**WHAT YOU SHOULD DO**
Without the pictures, extract every line from the start of the material to the line containing "1050, interval: 100", both ends included.

**EXTRACTED RECORDS**
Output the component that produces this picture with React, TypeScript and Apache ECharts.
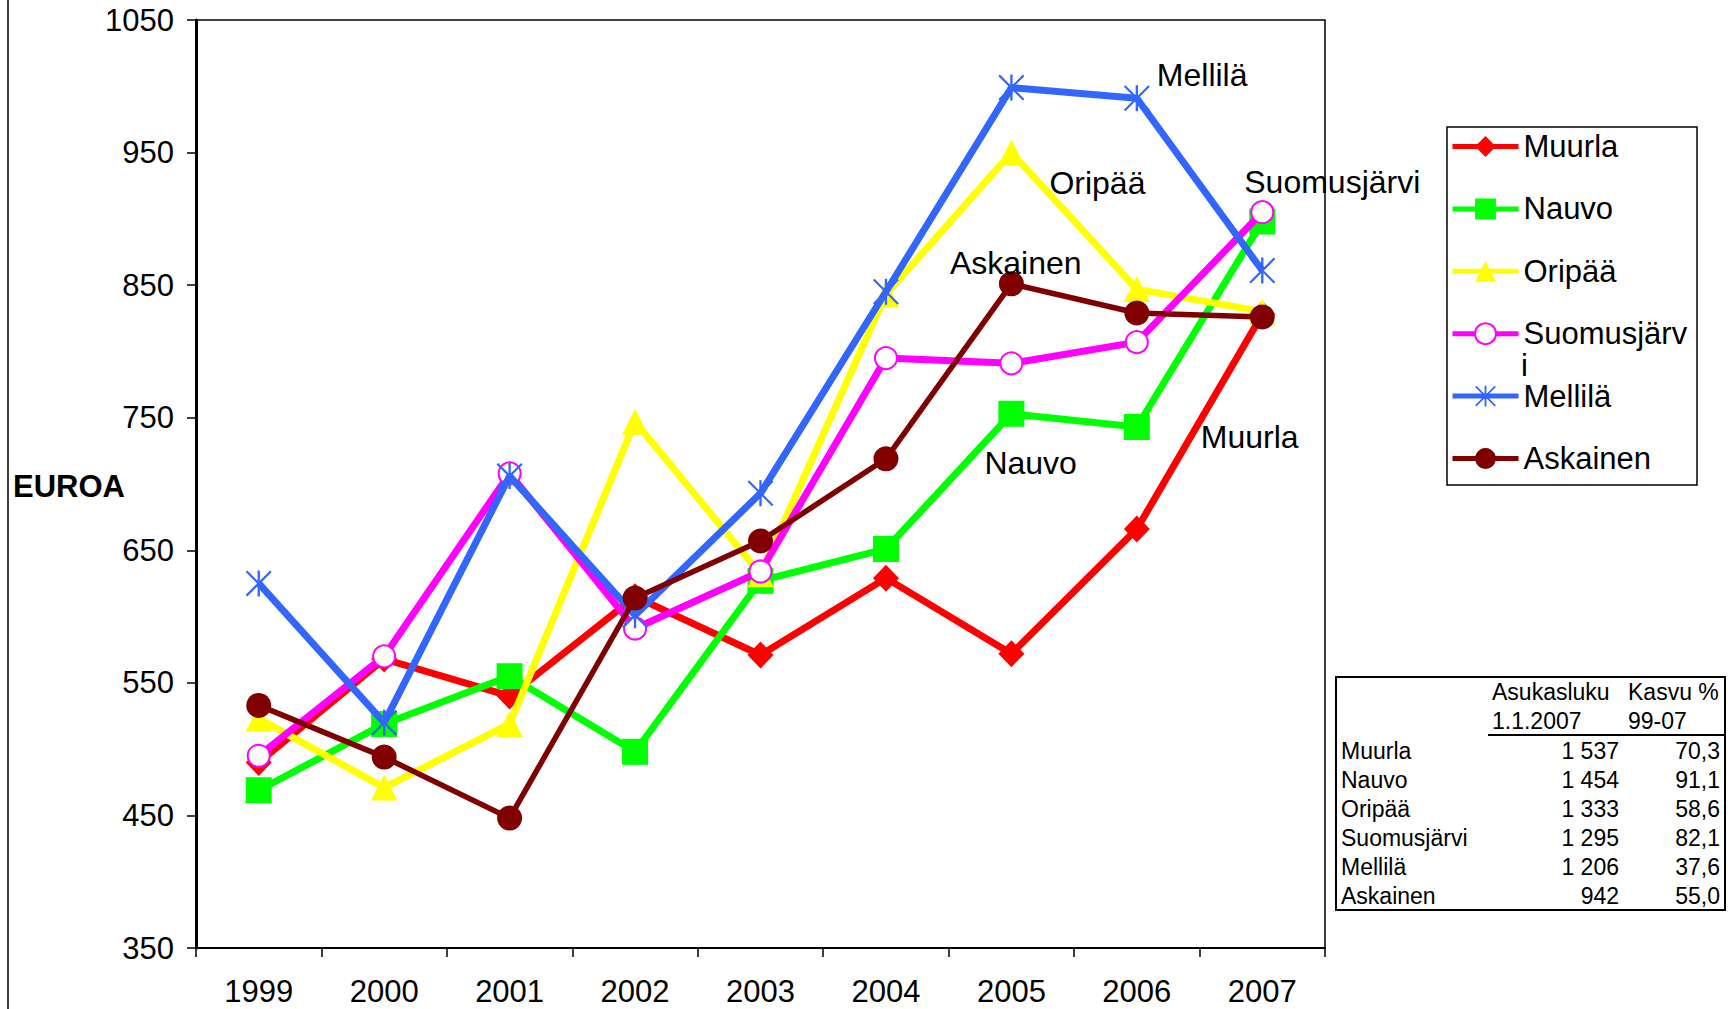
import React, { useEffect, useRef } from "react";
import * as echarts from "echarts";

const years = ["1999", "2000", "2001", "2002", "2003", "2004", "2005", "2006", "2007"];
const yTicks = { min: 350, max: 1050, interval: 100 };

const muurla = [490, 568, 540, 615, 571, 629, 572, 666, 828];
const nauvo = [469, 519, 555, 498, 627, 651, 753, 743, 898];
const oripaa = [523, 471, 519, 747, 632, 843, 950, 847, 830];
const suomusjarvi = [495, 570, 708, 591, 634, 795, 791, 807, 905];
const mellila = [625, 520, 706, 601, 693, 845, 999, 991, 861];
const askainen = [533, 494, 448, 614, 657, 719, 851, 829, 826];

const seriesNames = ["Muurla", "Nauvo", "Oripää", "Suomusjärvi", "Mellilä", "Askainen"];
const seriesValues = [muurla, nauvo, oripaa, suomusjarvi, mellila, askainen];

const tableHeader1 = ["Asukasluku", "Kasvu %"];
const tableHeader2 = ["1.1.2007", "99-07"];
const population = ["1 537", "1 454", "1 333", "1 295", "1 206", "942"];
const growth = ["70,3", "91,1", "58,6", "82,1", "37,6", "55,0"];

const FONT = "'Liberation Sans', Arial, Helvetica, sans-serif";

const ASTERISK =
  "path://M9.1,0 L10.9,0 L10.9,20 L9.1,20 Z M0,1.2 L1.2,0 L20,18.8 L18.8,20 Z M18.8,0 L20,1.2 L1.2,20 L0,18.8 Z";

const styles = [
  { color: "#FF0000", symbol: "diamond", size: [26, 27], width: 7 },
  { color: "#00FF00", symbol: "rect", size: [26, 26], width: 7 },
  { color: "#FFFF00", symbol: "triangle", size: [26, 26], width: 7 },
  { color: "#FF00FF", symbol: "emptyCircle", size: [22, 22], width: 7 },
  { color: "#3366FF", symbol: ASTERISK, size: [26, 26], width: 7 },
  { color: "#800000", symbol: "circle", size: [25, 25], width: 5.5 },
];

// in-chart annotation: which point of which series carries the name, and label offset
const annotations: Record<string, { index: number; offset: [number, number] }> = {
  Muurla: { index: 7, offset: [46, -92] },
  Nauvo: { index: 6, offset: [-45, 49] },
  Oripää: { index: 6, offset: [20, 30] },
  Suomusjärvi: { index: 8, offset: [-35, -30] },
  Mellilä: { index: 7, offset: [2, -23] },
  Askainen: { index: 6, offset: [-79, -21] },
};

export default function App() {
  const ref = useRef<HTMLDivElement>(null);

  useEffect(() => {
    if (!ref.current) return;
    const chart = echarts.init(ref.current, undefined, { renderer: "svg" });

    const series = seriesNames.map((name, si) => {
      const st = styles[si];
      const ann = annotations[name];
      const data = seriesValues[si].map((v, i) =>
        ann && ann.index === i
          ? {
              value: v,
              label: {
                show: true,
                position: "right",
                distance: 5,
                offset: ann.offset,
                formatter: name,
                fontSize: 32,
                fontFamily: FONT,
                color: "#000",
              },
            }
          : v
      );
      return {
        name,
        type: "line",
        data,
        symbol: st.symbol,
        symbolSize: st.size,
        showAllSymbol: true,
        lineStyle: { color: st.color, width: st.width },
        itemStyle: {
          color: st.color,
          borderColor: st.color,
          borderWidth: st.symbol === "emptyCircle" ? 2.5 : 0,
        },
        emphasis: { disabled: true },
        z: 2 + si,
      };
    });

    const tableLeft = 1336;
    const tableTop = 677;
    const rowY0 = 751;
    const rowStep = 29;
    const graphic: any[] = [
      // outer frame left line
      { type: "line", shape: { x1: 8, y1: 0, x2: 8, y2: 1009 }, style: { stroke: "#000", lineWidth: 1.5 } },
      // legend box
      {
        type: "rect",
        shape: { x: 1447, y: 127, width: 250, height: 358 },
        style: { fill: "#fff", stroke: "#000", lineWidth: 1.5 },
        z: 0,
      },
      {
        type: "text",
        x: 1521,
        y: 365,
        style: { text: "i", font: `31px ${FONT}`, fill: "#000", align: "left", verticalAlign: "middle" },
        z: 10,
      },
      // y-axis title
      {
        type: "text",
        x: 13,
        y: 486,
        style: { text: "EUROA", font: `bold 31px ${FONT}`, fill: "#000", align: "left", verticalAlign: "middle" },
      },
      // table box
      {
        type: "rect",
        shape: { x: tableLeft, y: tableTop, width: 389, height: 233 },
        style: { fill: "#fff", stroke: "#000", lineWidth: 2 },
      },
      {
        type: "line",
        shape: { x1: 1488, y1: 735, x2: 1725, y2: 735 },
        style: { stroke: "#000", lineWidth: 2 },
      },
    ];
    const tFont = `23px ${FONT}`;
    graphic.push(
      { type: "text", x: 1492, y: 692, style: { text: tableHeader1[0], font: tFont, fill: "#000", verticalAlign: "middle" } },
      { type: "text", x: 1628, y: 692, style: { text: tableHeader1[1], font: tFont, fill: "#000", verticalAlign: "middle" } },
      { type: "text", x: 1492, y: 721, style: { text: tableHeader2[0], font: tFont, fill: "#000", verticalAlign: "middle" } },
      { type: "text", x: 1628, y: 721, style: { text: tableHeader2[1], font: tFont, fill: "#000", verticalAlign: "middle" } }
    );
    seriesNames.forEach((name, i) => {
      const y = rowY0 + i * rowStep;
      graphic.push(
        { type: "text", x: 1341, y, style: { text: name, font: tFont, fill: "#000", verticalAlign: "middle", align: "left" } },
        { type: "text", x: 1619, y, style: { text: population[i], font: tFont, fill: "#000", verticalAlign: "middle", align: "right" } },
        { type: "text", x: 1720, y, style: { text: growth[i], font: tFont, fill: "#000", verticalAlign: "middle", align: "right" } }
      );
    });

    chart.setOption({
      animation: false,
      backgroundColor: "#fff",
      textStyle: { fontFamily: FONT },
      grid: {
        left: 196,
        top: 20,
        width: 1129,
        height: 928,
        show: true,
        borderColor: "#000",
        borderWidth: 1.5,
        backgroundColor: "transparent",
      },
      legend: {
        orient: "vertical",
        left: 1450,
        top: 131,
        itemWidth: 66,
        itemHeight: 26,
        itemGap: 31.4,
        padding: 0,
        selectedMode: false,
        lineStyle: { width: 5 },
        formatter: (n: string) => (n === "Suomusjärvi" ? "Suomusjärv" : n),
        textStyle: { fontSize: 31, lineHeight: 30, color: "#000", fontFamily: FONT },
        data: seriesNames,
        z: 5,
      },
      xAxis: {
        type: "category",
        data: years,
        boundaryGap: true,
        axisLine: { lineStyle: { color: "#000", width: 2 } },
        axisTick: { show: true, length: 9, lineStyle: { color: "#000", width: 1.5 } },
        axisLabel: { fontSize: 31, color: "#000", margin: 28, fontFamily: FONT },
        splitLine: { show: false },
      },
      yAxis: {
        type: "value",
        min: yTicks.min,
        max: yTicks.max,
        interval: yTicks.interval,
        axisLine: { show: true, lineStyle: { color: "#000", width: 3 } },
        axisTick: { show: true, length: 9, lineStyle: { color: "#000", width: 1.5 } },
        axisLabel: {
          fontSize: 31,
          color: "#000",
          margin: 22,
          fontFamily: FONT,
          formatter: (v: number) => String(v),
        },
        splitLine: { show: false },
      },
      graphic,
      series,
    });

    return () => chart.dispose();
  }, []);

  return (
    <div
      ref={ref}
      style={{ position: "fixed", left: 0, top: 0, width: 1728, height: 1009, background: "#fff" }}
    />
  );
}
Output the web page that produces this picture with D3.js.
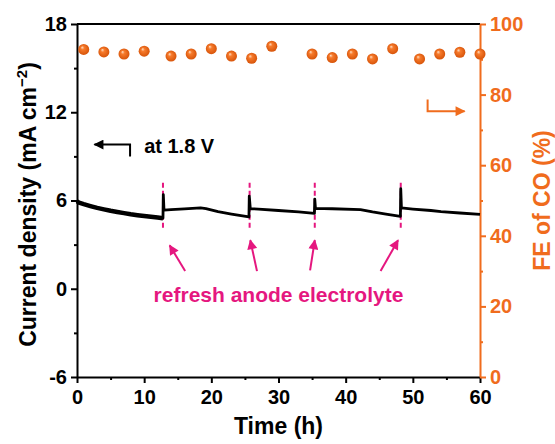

**OUTPUT BELOW**
Output the component that produces this picture with React, TypeScript and Apache ECharts.
import React, { useEffect, useRef } from "react";
import * as echarts from "echarts";

const years = ["1999", "2000", "2001", "2002", "2003", "2004", "2005", "2006", "2007"];
const yTicks = { min: 350, max: 1050, interval: 100 };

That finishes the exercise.